→ **Task material**
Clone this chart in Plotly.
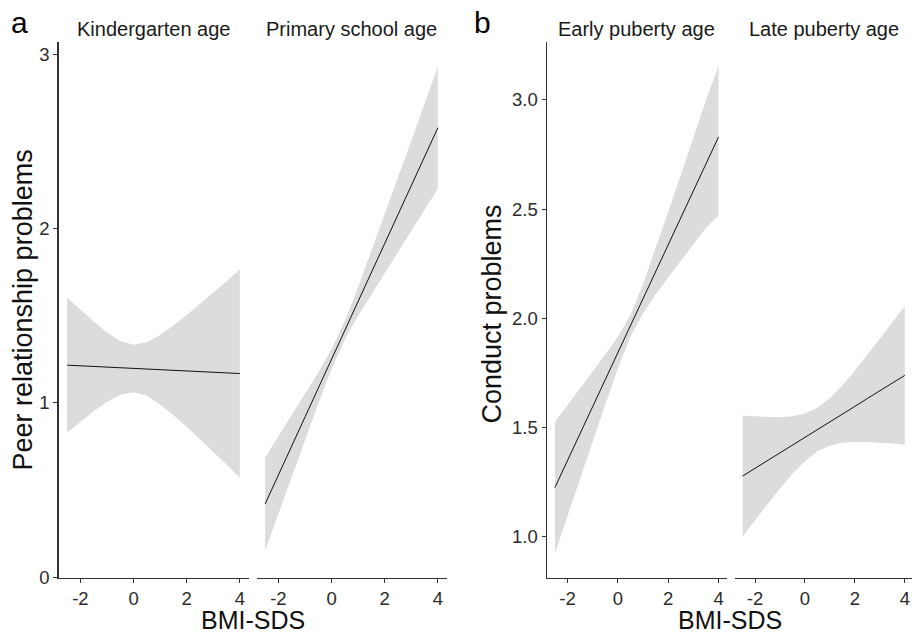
import plotly.graph_objects as go

# ---------------- data ----------------
bmi_sds = [-2.5, -2.0, -1.5, -1.0, -0.5, 0.0, 0.5, 1.0, 1.5, 2.0, 2.5, 3.0, 3.5, 4.0]

# a: Peer relationship problems
kinder_fit   = [1.216, 1.212, 1.209, 1.205, 1.201, 1.197, 1.194, 1.190, 1.186, 1.183, 1.179, 1.175, 1.172, 1.168]
kinder_upper = [1.604, 1.533, 1.466, 1.404, 1.355, 1.333, 1.348, 1.389, 1.443, 1.504, 1.567, 1.631, 1.698, 1.765]
kinder_lower = [0.828, 0.891, 0.952, 1.006, 1.047, 1.061, 1.040, 0.991, 0.929, 0.862, 0.791, 0.719, 0.646, 0.571]

primary_fit   = [0.420, 0.586, 0.752, 0.918, 1.084, 1.250, 1.416, 1.582, 1.748, 1.914, 2.080, 2.246, 2.412, 2.578]
primary_upper = [0.687, 0.807, 0.928, 1.050, 1.174, 1.307, 1.469, 1.664, 1.871, 2.081, 2.292, 2.504, 2.716, 2.928]
primary_lower = [0.153, 0.365, 0.576, 0.786, 0.994, 1.193, 1.363, 1.500, 1.625, 1.747, 1.868, 1.988, 2.108, 2.228]

# b: Conduct problems
early_fit   = [1.224, 1.348, 1.471, 1.595, 1.718, 1.842, 1.965, 2.089, 2.212, 2.336, 2.459, 2.583, 2.706, 2.830]
early_upper = [1.525, 1.602, 1.677, 1.754, 1.832, 1.915, 2.015, 2.156, 2.317, 2.486, 2.656, 2.827, 2.998, 3.155]
early_lower = [0.923, 1.094, 1.265, 1.436, 1.604, 1.769, 1.915, 2.022, 2.107, 2.186, 2.262, 2.339, 2.414, 2.470]

late_fit   = [1.277, 1.312, 1.348, 1.383, 1.419, 1.454, 1.490, 1.525, 1.561, 1.596, 1.632, 1.667, 1.703, 1.738]
late_upper = [1.554, 1.549, 1.547, 1.546, 1.551, 1.563, 1.590, 1.634, 1.693, 1.759, 1.831, 1.904, 1.980, 2.056]
late_lower = [1.000, 1.075, 1.149, 1.220, 1.287, 1.345, 1.390, 1.416, 1.429, 1.433, 1.433, 1.430, 1.426, 1.420]

panel_titles = ["Kindergarten age", "Primary school age", "Early puberty age", "Late puberty age"]
x_tickvals = [-2, 0, 2, 4]
x_ticktext = ["-2", "0", "2", "4"]
ya_tickvals = [0, 1, 2, 3]
ya_ticktext = ["0", "1", "2", "3"]
yb_tickvals = [1.0, 1.5, 2.0, 2.5, 3.0]
yb_ticktext = ["1.0", "1.5", "2.0", "2.5", "3.0"]
x_title = "BMI-SDS"
ya_title = "Peer relationship problems"
yb_title = "Conduct problems"
panel_letters = ["a", "b"]

# ---------------- figure ----------------
W, H = 912, 634
FONT = "'Liberation Sans', Arial, sans-serif"
RIBBON = "#DCDCDC"
AX = "#333333"

def px(x):
    return x / W

def py(y):
    return 1 - y / H

y_dom = [py(578), py(42)]
x_doms = [[px(58.5), px(248.5)], [px(256.5), px(446.5)],
          [px(546.7), px(726.7)], [px(734.5), 1.0]]
x_ranges = [[-2.825, 4.325], [-2.825, 4.325], [-2.825, 4.325], [-2.825, 4.29]]
y_ranges = [[-0.005, 3.07], [-0.005, 3.07], [0.81, 3.265], [0.81, 3.265]]

series = [
    (kinder_fit, kinder_upper, kinder_lower),
    (primary_fit, primary_upper, primary_lower),
    (early_fit, early_upper, early_lower),
    (late_fit, late_upper, late_lower),
]

fig = go.Figure()
for i, (fit, up, lo) in enumerate(series):
    xa = "x" if i == 0 else f"x{i+1}"
    ya = "y" if i == 0 else f"y{i+1}"
    fig.add_trace(go.Scatter(
        x=bmi_sds + bmi_sds[::-1], y=up + lo[::-1],
        fill="toself", fillcolor=RIBBON, line=dict(width=0),
        mode="lines", hoverinfo="skip", showlegend=False,
        xaxis=xa, yaxis=ya))
    fig.add_trace(go.Scatter(
        x=bmi_sds, y=fit, mode="lines",
        line=dict(color="#111111", width=1),
        showlegend=False, xaxis=xa, yaxis=ya))

layout = dict(
    width=W, height=H,
    margin=dict(l=0, r=0, t=0, b=0),
    paper_bgcolor="white", plot_bgcolor="white",
    font=dict(family=FONT, color="#222222"),
    showlegend=False,
)

tickfont = dict(family=FONT, size=18.5, color="#2b2b2b")
for i in range(4):
    xk = "xaxis" if i == 0 else f"xaxis{i+1}"
    yk = "yaxis" if i == 0 else f"yaxis{i+1}"
    ya_ref = "y" if i == 0 else f"y{i+1}"
    xa_ref = "x" if i == 0 else f"x{i+1}"
    layout[xk] = dict(
        domain=x_doms[i], range=x_ranges[i], anchor=ya_ref,
        showgrid=False, zeroline=False, showline=True, linecolor=AX, linewidth=1.2,
        ticks="outside", ticklen=4, tickwidth=1, tickcolor=AX,
        tickvals=x_tickvals, ticktext=x_ticktext, tickfont=tickfont,
        automargin=False, fixedrange=True,
    )
    first = i in (0, 2)
    yvals = ya_tickvals if i < 2 else yb_tickvals
    ytext = ya_ticktext if i < 2 else yb_ticktext
    layout[yk] = dict(
        domain=y_dom, range=y_ranges[i], anchor=xa_ref,
        showgrid=False, zeroline=False, showline=first, linecolor=AX, linewidth=1.2,
        ticks="outside" if first else "", ticklen=4, tickwidth=1, tickcolor=AX,
        tickvals=yvals, ticktext=ytext, showticklabels=first, tickfont=tickfont,
        automargin=False, fixedrange=True,
    )

fig.update_layout(**layout)

annotations = []
# strip titles
strip_centers = [153.5, 351.5, 636.7, 824.0]
for t, cx in zip(panel_titles, strip_centers):
    annotations.append(dict(text=t, x=px(cx), y=py(29), xref="paper", yref="paper",
                            xanchor="center", yanchor="middle", showarrow=False,
                            font=dict(family=FONT, size=20, color="#1a1a1a")))
# x titles
for cx in (252.5, 730.0):
    annotations.append(dict(text=x_title, x=px(cx), y=py(619.5), xref="paper", yref="paper",
                            xanchor="center", yanchor="middle", showarrow=False,
                            font=dict(family=FONT, size=25, color="#111111")))
# y titles
annotations.append(dict(text=ya_title, x=px(22.5), y=py(310), xref="paper", yref="paper",
                        xanchor="center", yanchor="middle", showarrow=False, textangle=-90,
                        font=dict(family=FONT, size=27, color="#111111")))
annotations.append(dict(text=yb_title, x=px(491.5), y=py(314), xref="paper", yref="paper",
                        xanchor="center", yanchor="middle", showarrow=False, textangle=-90,
                        font=dict(family=FONT, size=27, color="#111111")))
# panel letters
annotations.append(dict(text=panel_letters[0], x=px(19), y=py(22), xref="paper", yref="paper",
                        xanchor="center", yanchor="middle", showarrow=False,
                        font=dict(family=FONT, size=30, color="#000000")))
annotations.append(dict(text=panel_letters[1], x=px(482.5), y=py(22), xref="paper", yref="paper",
                        xanchor="center", yanchor="middle", showarrow=False,
                        font=dict(family=FONT, size=30, color="#000000")))
fig.update_layout(annotations=annotations)

fig.write_html("out.html",
               config={"displayModeBar": False, "staticPlot": True},
               post_script="document.body.style.margin='0';document.body.style.overflow='hidden';")
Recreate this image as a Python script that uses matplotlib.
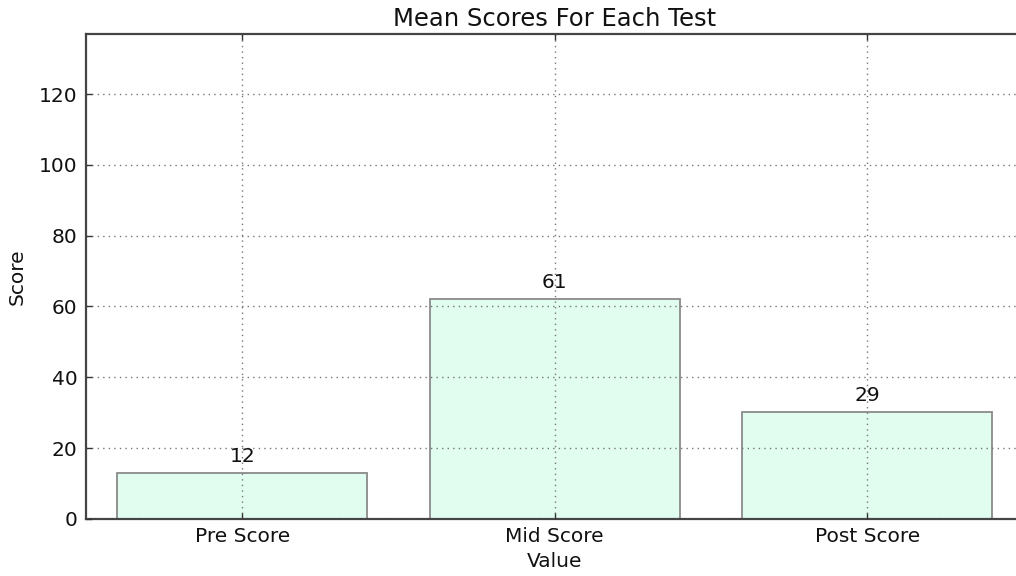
import matplotlib
matplotlib.use('Agg')
import matplotlib.pyplot as plt

# Data
tests = ['Pre Score', 'Mid Score', 'Post Score']
mean_scores = [12.96, 62.25, 30.1]
score_labels = ['12', '61', '29']
y_ticks = [0, 20, 40, 60, 80, 100, 120]

fig = plt.figure(figsize=(10.16, 5.76), dpi=100, facecolor='white')
ax = fig.add_axes([0.0846, 0.099, 0.9227, 0.842])

x = range(len(tests))
ax.bar(x, mean_scores, width=0.8, align='center', color='#e0fdf0',
       edgecolor='#8a8a8a', linewidth=1.3, zorder=2)

for i, (v, lab) in enumerate(zip(mean_scores, score_labels)):
    ax.annotate(lab, (i, v), xytext=(0, 5), textcoords='offset points',
                ha='center', va='bottom', fontsize=14.5, color='#111111', zorder=3)

ax.set_xlim(-0.5, 2.5)
ax.set_ylim(0, max(mean_scores) * 2.2)
ax.set_xticks(list(x))
ax.set_xticklabels(tests)
ax.set_yticks(y_ticks)

ax.grid(True, linestyle=(0, (1, 3)), color='#777777', linewidth=1.0, zorder=3)
ax.set_axisbelow(False)

ax.tick_params(direction='in', length=4, width=1, colors='#333333',
               labelsize=14.5, labelcolor='#111111', top=True, right=True, pad=6)

for spine in ax.spines.values():
    spine.set_edgecolor('#444444')
    spine.set_linewidth(1.6)

ax.set_title('Mean Scores For Each Test', fontsize=17.5, color='#111111', pad=6)
ax.set_xlabel('Value', fontsize=14.5, color='#111111', labelpad=4)
ax.set_ylabel('Score', fontsize=14.5, color='#111111', labelpad=9)

fig.savefig('out.png', dpi=100, facecolor='white')
plt.close(fig)
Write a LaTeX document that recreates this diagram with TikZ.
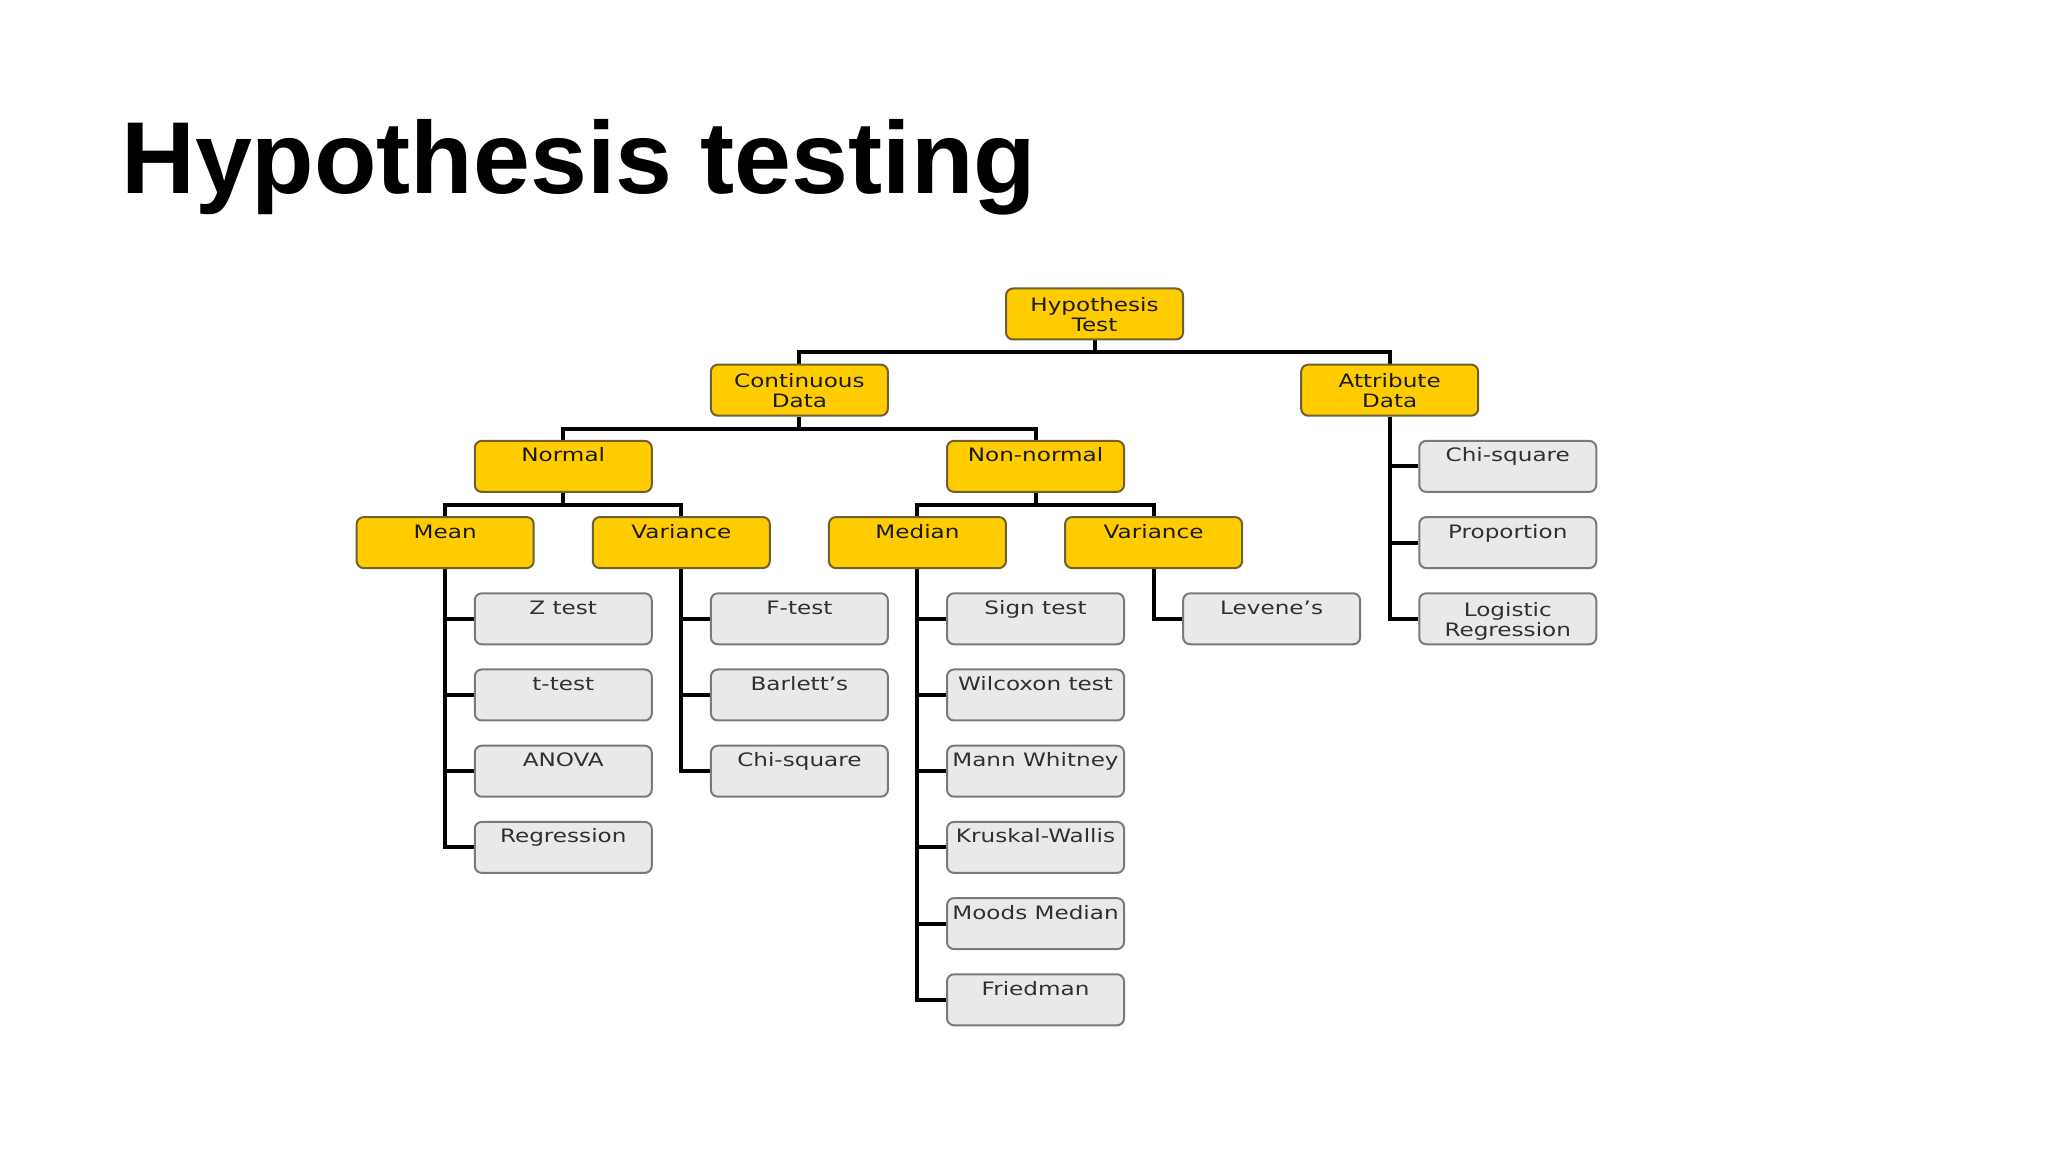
\documentclass[tikz,border=0pt]{standalone}
\usepackage{fontspec}
\newfontfamily\titlefont{Liberation Sans}
\newfontfamily\boxfont[FakeStretch=1.25]{DejaVu Sans}
\usetikzlibrary{calc}
\definecolor{gold}{HTML}{FFCC00}
\definecolor{goldedge}{HTML}{6E6030}
\definecolor{leaffill}{HTML}{E9E9EB}
\definecolor{leafedge}{HTML}{7A7A7A}
\definecolor{ink}{HTML}{1A1A10}
\definecolor{leafink}{HTML}{303030}
\pgfdeclarelayer{bg}
\pgfsetlayers{bg,main}
\tikzset{
  box/.style={rounded corners=0.7mm, line width=0.2mm, minimum width=17.7mm, minimum height=5.1mm, inner sep=0pt},
  Ybx/.style={box, fill=gold, draw=goldedge},
  Gbx/.style={box, fill=leaffill, draw=leafedge},
  lab/.style={font=\boxfont\fontsize{5.26pt}{5.69pt}\selectfont, inner sep=0pt},
  Ylab/.style={lab, text=ink},
  Glab/.style={lab, text=leafink},
  wire/.style={line width=0.4mm, draw=black},
  titletext/.style={anchor=base west, inner sep=0pt, font=\titlefont\bfseries\fontsize{29.1pt}{35pt}\selectfont},
}
% name, kind (Y/G), column, row, text
\newcommand\mkbox[5]{%
  \node[#2bx] (#1) at ({356.7+118.06*(#3)+88.5},{288.5+76.2*(#4)+25.5}) {};
  \node[#2lab, anchor=base] (#1-t) at ($(#1.north)+(0,22)$) {#5};}
\newcommand\mkboxii[5]{%
  \node[#2bx] (#1) at ({356.7+118.06*(#3)+88.5},{288.5+76.2*(#4)+25.5}) {};
  \node[#2lab, anchor=north, align=center] (#1-t) at ($(#1.north)+(0,9)$) {#5};}
\begin{document}
\begin{tikzpicture}[x=0.1mm, y=-0.1mm]
\begin{pgfonlayer}{bg}
\fill[white] (0,0) rectangle (2048,1152);
\end{pgfonlayer}
\useasboundingbox (0,0) rectangle (2048,1152);

\node[titletext] (title) at (120.5,194) {Hypothesis testing};

% category boxes
\mkboxii{hyp}{Y}{5.5}{0}{Hypothesis\\Test}
\mkboxii{cont}{Y}{3}{1}{Continuous\\Data}
\mkboxii{attr}{Y}{8}{1}{Attribute\\Data}
\mkbox{norm}{Y}{1}{2}{Normal}
\mkbox{nonn}{Y}{5}{2}{Non-normal}
\mkbox{mean}{Y}{0}{3}{Mean}
\mkbox{varA}{Y}{2}{3}{Variance}
\mkbox{med}{Y}{4}{3}{Median}
\mkbox{varB}{Y}{6}{3}{Variance}

% test boxes
\mkbox{z}{G}{1}{4}{Z test}
\mkbox{tt}{G}{1}{5}{t-test}
\mkbox{anova}{G}{1}{6}{ANOVA}
\mkbox{reg}{G}{1}{7}{Regression}
\mkbox{ft}{G}{3}{4}{F-test}
\mkbox{bar}{G}{3}{5}{Barlett’s}
\mkbox{chiA}{G}{3}{6}{Chi-square}
\mkbox{sign}{G}{5}{4}{Sign test}
\mkbox{wil}{G}{5}{5}{Wilcoxon test}
\mkbox{mann}{G}{5}{6}{Mann Whitney}
\mkbox{krus}{G}{5}{7}{Kruskal-Wallis}
\mkbox{mood}{G}{5}{8}{Moods Median}
\mkbox{fried}{G}{5}{9}{Friedman}
\mkbox{lev}{G}{7}{4}{Levene’s}
\mkbox{chiB}{G}{9}{2}{Chi-square}
\mkbox{prop}{G}{9}{3}{Proportion}
\mkboxii{logi}{G}{9}{4}{Logistic\\Regression}

\begin{pgfonlayer}{bg}
  \draw[wire] (hyp.south) -- ++(0,12) -| (cont.north);
  \draw[wire] (hyp.south) -- ++(0,12) -| (attr.north);
  \draw[wire] (cont.south) -- ++(0,12) -| (norm.north);
  \draw[wire] (cont.south) -- ++(0,12) -| (nonn.north);
  \draw[wire] (norm.south) -- ++(0,12) -| (mean.north);
  \draw[wire] (norm.south) -- ++(0,12) -| (varA.north);
  \draw[wire] (nonn.south) -- ++(0,12) -| (med.north);
  \draw[wire] (nonn.south) -- ++(0,12) -| (varB.north);
  \foreach \c in {z,tt,anova,reg} \draw[wire] (mean.south) |- (\c.west);
  \foreach \c in {ft,bar,chiA} \draw[wire] (varA.south) |- (\c.west);
  \foreach \c in {sign,wil,mann,krus,mood,fried} \draw[wire] (med.south) |- (\c.west);
  \draw[wire] (varB.south) |- (lev.west);
  \foreach \c in {chiB,prop,logi} \draw[wire] (attr.south) |- (\c.west);
\end{pgfonlayer}
\end{tikzpicture}
\end{document}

→ **Request**
Restate the lines of the records exactly, starting at the first and stopping after the line with "0.719, 0.646, 0.571]". Leave out any picture.

→ **Reply to the task**
Clone this chart in Plotly.
import plotly.graph_objects as go

# ---------------- data ----------------
bmi_sds = [-2.5, -2.0, -1.5, -1.0, -0.5, 0.0, 0.5, 1.0, 1.5, 2.0, 2.5, 3.0, 3.5, 4.0]

# a: Peer relationship problems
kinder_fit   = [1.216, 1.212, 1.209, 1.205, 1.201, 1.197, 1.194, 1.190, 1.186, 1.183, 1.179, 1.175, 1.172, 1.168]
kinder_upper = [1.604, 1.533, 1.466, 1.404, 1.355, 1.333, 1.348, 1.389, 1.443, 1.504, 1.567, 1.631, 1.698, 1.765]
kinder_lower = [0.828, 0.891, 0.952, 1.006, 1.047, 1.061, 1.040, 0.991, 0.929, 0.862, 0.791, 0.719, 0.646, 0.571]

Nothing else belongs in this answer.